** Begin **
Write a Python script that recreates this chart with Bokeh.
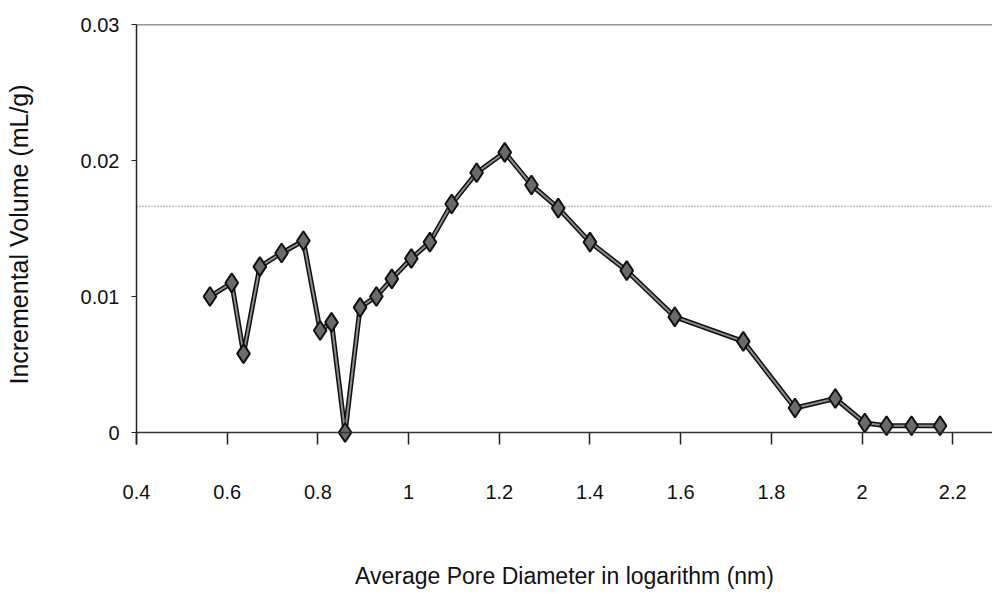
from bokeh.plotting import figure
from bokeh.models import Range1d, FixedTicker, Span
from bokeh.embed import file_html
from bokeh.resources import INLINE

# Data
pore_diameter_log = [0.562, 0.610, 0.636, 0.672, 0.720, 0.768, 0.805, 0.830, 0.860,
                     0.893, 0.929, 0.963, 1.006, 1.047, 1.095, 1.150, 1.212, 1.271,
                     1.330, 1.400, 1.481, 1.587, 1.738, 1.852, 1.941, 2.006, 2.054,
                     2.109, 2.172]
incremental_volume = [0.0100, 0.0110, 0.0058, 0.0122, 0.0132, 0.0141, 0.0075, 0.0081,
                      0.0000, 0.0092, 0.0100, 0.0113, 0.0128, 0.0140, 0.0168, 0.0191,
                      0.0206, 0.0182, 0.0165, 0.0140, 0.0119, 0.0085, 0.0067, 0.0018,
                      0.0025, 0.0007, 0.0005, 0.0005, 0.0005]
x_ticks = [0.4, 0.6, 0.8, 1.0, 1.2, 1.4, 1.6, 1.8, 2.0, 2.2]
x_tick_labels = ["0.4", "0.6", "0.8", "1", "1.2", "1.4", "1.6", "1.8", "2", "2.2"]
y_ticks = [0.0, 0.01, 0.02, 0.03]
y_tick_labels = ["0", "0.01", "0.02", "0.03"]

FONT = "Liberation Sans"

p = figure(width=992, height=594, output_backend="svg", toolbar_location=None,
           x_range=Range1d(0.4, 2.2876), y_range=Range1d(-0.00088, 0.03),
           min_border_left=136, min_border_right=0, min_border_top=24,
           min_border_bottom=150)
p.outline_line_color = None
p.xgrid.grid_line_color = None
p.ygrid.grid_line_color = None
p.background_fill_color = "white"
p.border_fill_color = "white"

# x axis (axis line drawn at y = 0 with a Span; ticks reach up to it)
xa = p.xaxis[0]
xa.ticker = FixedTicker(ticks=x_ticks)
xa.major_label_overrides = {t: l for t, l in zip(x_ticks, x_tick_labels)}
xa.minor_tick_line_color = None
xa.major_tick_in = 12
xa.major_tick_out = 0
xa.axis_line_color = None
xa.major_tick_line_color = "#222222"
xa.major_tick_line_width = 1.5
xa.major_label_standoff = 40
xa.major_label_text_font = FONT
xa.major_label_text_font_size = "20px"
xa.major_label_text_color = "#111111"
xa.axis_label = "Average Pore Diameter in logarithm (nm)"
xa.axis_label_text_font = FONT
xa.axis_label_text_font_size = "23px"
xa.axis_label_text_font_style = "normal"
xa.axis_label_text_color = "#111111"
xa.axis_label_standoff = 61

# y axis
ya = p.yaxis[0]
ya.ticker = FixedTicker(ticks=y_ticks)
ya.major_label_overrides = {t: l for t, l in zip(y_ticks, y_tick_labels)}
ya.minor_tick_line_color = None
ya.major_tick_in = 0
ya.major_tick_out = 5
ya.axis_line_color = "#222222"
ya.axis_line_width = 1.5
ya.major_tick_line_color = "#222222"
ya.major_label_standoff = 12
ya.major_label_text_font = FONT
ya.major_label_text_font_size = "20px"
ya.major_label_text_color = "#111111"
ya.axis_label = "Incremental Volume (mL/g)"
ya.axis_label_text_font = FONT
ya.axis_label_text_font_size = "25px"
ya.axis_label_text_font_style = "normal"
ya.axis_label_text_color = "#111111"
ya.axis_label_standoff = 45

# x-axis line at zero, top border line, and scanned dotted line
p.add_layout(Span(location=0.0, dimension="width", line_color="#333333", line_width=1.5))
p.add_layout(Span(location=0.03, dimension="width", line_color="#333333", line_width=1.5))
p.add_layout(Span(location=0.01664, dimension="width", line_color="#444444",
                  line_width=1, line_dash="1 2"))

# series
p.line(pore_diameter_log, incremental_volume, line_color="#111111", line_width=5)
p.line(pore_diameter_log, incremental_volume, line_color="#8a8a8a", line_width=2)
p.scatter(pore_diameter_log, incremental_volume, marker="diamond", size=19,
          fill_color="#6a6a6a", line_color="#111111", line_width=2)

open("out.html", "w").write(file_html(p, INLINE))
** End **
◆ What is required
Starting with the first line of the data above and ending with the line containing "from bokeh.resources import INLINE", please restate every line exactly, leaving images out.

◆ Reply to the task
Write a Python script that recreates this chart with Bokeh.
from bokeh.plotting import figure
from bokeh.models import Range1d, FixedTicker, Span
from bokeh.embed import file_html
from bokeh.resources import INLINE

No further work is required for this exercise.